Mitchell was waiting in the car while his mother was watching his younger brother in a school play. He was spitting sunflower seeds out the window-when he accidentally caused the power window to roll up on his neck -trapping him and suffocating him.

Sheila Johnson says, "You don't expect to come out and see your child's head sticking out the window, and the next thing you know, you're burying him."

Mitchell Johnson's death is not an isolated case.

At least seven American children have died in the last 3 months, strangled in accidents involving power windows. But the danger is no secret to carmakers or the federal government. Consumer advocates have been pushing for safer power windows for almost a decade.

David Champion, Consumer Reports director of auto testing, says, "The child puts their head out, one, two, it's all over."

He says the danger lies in power-window switches found on many American cars that can be easily activated by accident.

Champion explains, "If the child is inside the car and then sees something going on outside, they come look out the window, put their foot or knee on the switch, the window comes up, traps the head, and suffocates them; they can't scream; they can't do anything."

The solution? Champion says it already exists in every foreign car sold in America: safer, lever-type switches required by law overseas that are virtually impossible to activate accidentally.

Champion explains, "To raise the window, you have to put your finger underneath the switch and actually lift it up, so it has to be a positive intent to do that. If you actually lean on the switch, the window goes down."

Some foreign carmakers go one step further, using a safety feature you'll find on automatic garage doors. It's auto-reverse, a pinch protector. The window can go up, but if it hits anything, down it goes.
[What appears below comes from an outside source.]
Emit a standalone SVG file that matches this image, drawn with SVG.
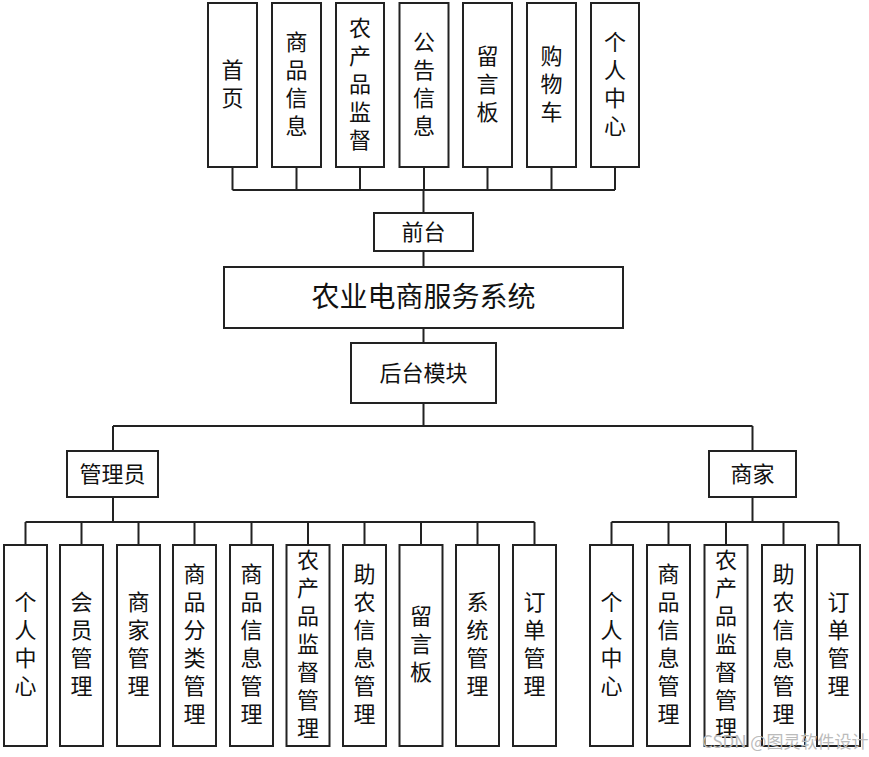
<svg xmlns="http://www.w3.org/2000/svg" width="869" height="757" viewBox="0 0 869 757">
<style>
.b{fill:#fff;stroke:#222;stroke-width:2}
.t{font-family:"Noto Sans CJK SC",sans-serif;font-size:22px;fill:#111;text-anchor:middle;dominant-baseline:central}
.v{font-family:"Noto Sans CJK SC",sans-serif;font-size:22px;fill:#111;text-anchor:middle;writing-mode:vertical-rl;letter-spacing:6px}
.big{font-size:28px}
.c{fill:none;stroke:#222;stroke-width:2}
.wm{font-family:"Noto Sans CJK SC",sans-serif;font-size:17px;fill:#bbb}
</style>
<rect width="869" height="757" fill="#fff"/>
<g id="connectors">
<path class="c" d="M232.5 167V190M296.5 167V190M360 167V190M424 167V190M487.5 167V190M551.5 167V190M615 167V190M232.5 190H615M423.5 190V213"/>
<path class="c" d="M423.5 251V267M423.5 328V343M423.5 403V426M113 426H752.5M113 426V451M752.5 426V451"/>
<path class="c" d="M113 497V522M25.5 522H534.5M25.5 522V545M81.5 522V545M138.5 522V545M194.5 522V545M251.5 522V545M308 522V545M364.5 522V545M421 522V545M477.5 522V545M534.5 522V545"/>
<path class="c" d="M752.5 497V522M611.5 522H838.5M611.5 522V545M668.5 522V545M726 522V545M783.5 522V545M838.5 522V545"/>
</g>
<g id="n_home"><rect class="b" x="208" y="3" width="49" height="164"/><text class="v" x="232.5" y="87">首页</text></g>
<g id="n_goods"><rect class="b" x="272" y="3" width="49" height="164"/><text class="v" x="296.5" y="87">商品信息</text></g>
<g id="n_supervise"><rect class="b" x="336" y="3" width="48" height="164"/><text class="v" x="360" y="87">农产品监督</text></g>
<g id="n_notice"><rect class="b" x="399.5" y="3" width="49" height="164"/><text class="v" x="424" y="87">公告信息</text></g>
<g id="n_msg"><rect class="b" x="463" y="3" width="49" height="164"/><text class="v" x="487.5" y="87">留言板</text></g>
<g id="n_cart"><rect class="b" x="527" y="3" width="49" height="164"/><text class="v" x="551.5" y="87">购物车</text></g>
<g id="n_user"><rect class="b" x="591" y="3" width="48" height="164"/><text class="v" x="615" y="87">个人中心</text></g>
<g id="n_front"><rect class="b" x="374" y="213" width="99" height="38"/><text class="t" x="423.5" y="229.5">前台</text></g>
<g id="n_system"><rect class="b" x="224" y="267" width="399" height="61"/><text class="t big" x="423.5" y="294.5">农业电商服务系统</text></g>
<g id="n_back"><rect class="b" x="351" y="343" width="145" height="60"/><text class="t" x="423.5" y="370.5">后台模块</text></g>
<g id="n_admin"><rect class="b" x="67" y="451" width="91" height="46"/><text class="t" x="112.5" y="471.5">管理员</text></g>
<g id="n_merchant"><rect class="b" x="709" y="451" width="87" height="46"/><text class="t" x="752.5" y="471.5">商家</text></g>
<g id="a1"><rect class="b" x="4" y="545" width="43" height="201"/><text class="v" x="25.5" y="647">个人中心</text></g>
<g id="a2"><rect class="b" x="60" y="545" width="43" height="201"/><text class="v" x="81.5" y="647">会员管理</text></g>
<g id="a3"><rect class="b" x="117" y="545" width="43" height="201"/><text class="v" x="138.5" y="647">商家管理</text></g>
<g id="a4"><rect class="b" x="173" y="545" width="43" height="201"/><text class="v" x="194.5" y="647">商品分类管理</text></g>
<g id="a5"><rect class="b" x="230" y="545" width="43" height="201"/><text class="v" x="251.5" y="647">商品信息管理</text></g>
<g id="a6"><rect class="b" x="286.5" y="545" width="43" height="201"/><text class="v" x="308" y="647">农产品监督管理</text></g>
<g id="a7"><rect class="b" x="343" y="545" width="43" height="201"/><text class="v" x="364.5" y="647">助农信息管理</text></g>
<g id="a8"><rect class="b" x="399.5" y="545" width="43" height="201"/><text class="v" x="421" y="647">留言板</text></g>
<g id="a9"><rect class="b" x="456" y="545" width="43" height="201"/><text class="v" x="477.5" y="647">系统管理</text></g>
<g id="a10"><rect class="b" x="513" y="545" width="43" height="201"/><text class="v" x="534.5" y="647">订单管理</text></g>
<g id="m1"><rect class="b" x="590" y="545" width="43" height="201"/><text class="v" x="611.5" y="647">个人中心</text></g>
<g id="m2"><rect class="b" x="647" y="545" width="43" height="201"/><text class="v" x="668.5" y="647">商品信息管理</text></g>
<g id="m3"><rect class="b" x="704.5" y="545" width="43" height="201"/><text class="v" x="726" y="647">农产品监督管理</text></g>
<g id="m4"><rect class="b" x="762" y="545" width="43" height="201"/><text class="v" x="783.5" y="647">助农信息管理</text></g>
<g id="m5"><rect class="b" x="817" y="545" width="43" height="201"/><text class="v" x="838.5" y="647">订单管理</text></g>
<text class="wm" x="702" y="748">CSDN @图灵软件设计</text>
</svg>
Experts say safer power windows would not cost more, but here in America, there's no law requiring them.

What has to happen to convince to all these entities, the government and all carmakers to go ahead and put in safe switches?

"Unfortunately, realistically, more deaths," Champion says.

And that would mean more devastated families like the Johnsons.

Sheila Johnson says, "This should not have happened and that's all there is to it. My child is not coming home; my child is not going to make me laugh again."

The National Highway Traffic Safety Administration says it's working on new power-window safety regulations, but has no date when they'll be introduced.

American carmakers have already put the safer, lever-type switches in some models sold here, and Ford says it's in the process of equipping all models with those switches. The automakers say children should never be left in any vehicle alone.